Verantwortung im Jahr 2019 heißt also mindestens dreierlei: Einen verantwortlichen Auftrag für die Streitkräfte definieren, Multilateralismus und Völkerrecht verteidigen Mit den vorhandenen Mitteln besser und effizienter einkaufen Und der Industrie klare Grenzen setzen beim Export sicherheitsrelevanter Technologie.
Und zu guter Letzt noch eine Bitte in Sachen Europa: Wir können alle -jede und jeder für sich- 2019 Verantwortung übernehmen und am 26.Mai bei der Europawahl wählen gehen und die demokratischen Parteien stärken. Überlassen wir Europa bitte nicht den Nationalisten, die die europäische Einigung zurück drehen wollen! Denn die bereiten sich schon vor auf diese Wahl. Und das tun sie paradoxerweise grenzüberschreitend- obwohl sie doch Nationalisten sind.
Wenn wir uns an 1918 erinnern so wird deutlich, dass gerade Soldatinnen und Soldaten am besten wissen was wir mit der europäischen Einigung gewonnen haben. Bis zum 11. November 1918 sind täglich durchschnittlich 2000 überwiegend junge Männer elendig zu Tode gekommen.

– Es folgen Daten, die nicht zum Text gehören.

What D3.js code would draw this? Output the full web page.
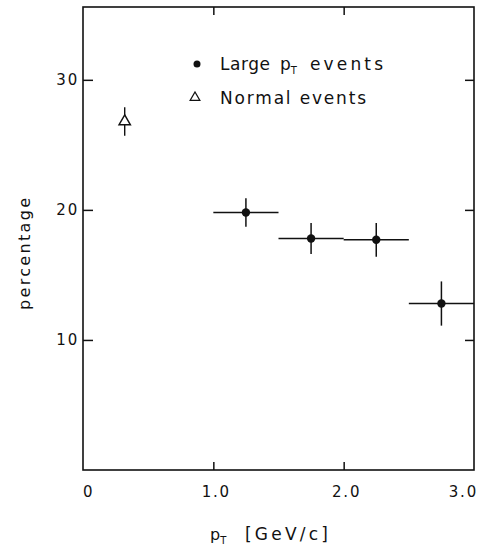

Beim Besuch der Gräber von Verdun hat mich am meisten die Inschrift über dem mit menschlichen Knochen gefüllten Keller des Knochenhauses bewegt: "Wir waren die Jugend Europas. Vergesst uns nicht." In diesem Sinne wünsche ich uns allen ein friedliches neues Jahr 2019 und Danke für Ihre Aufmerksamkeit.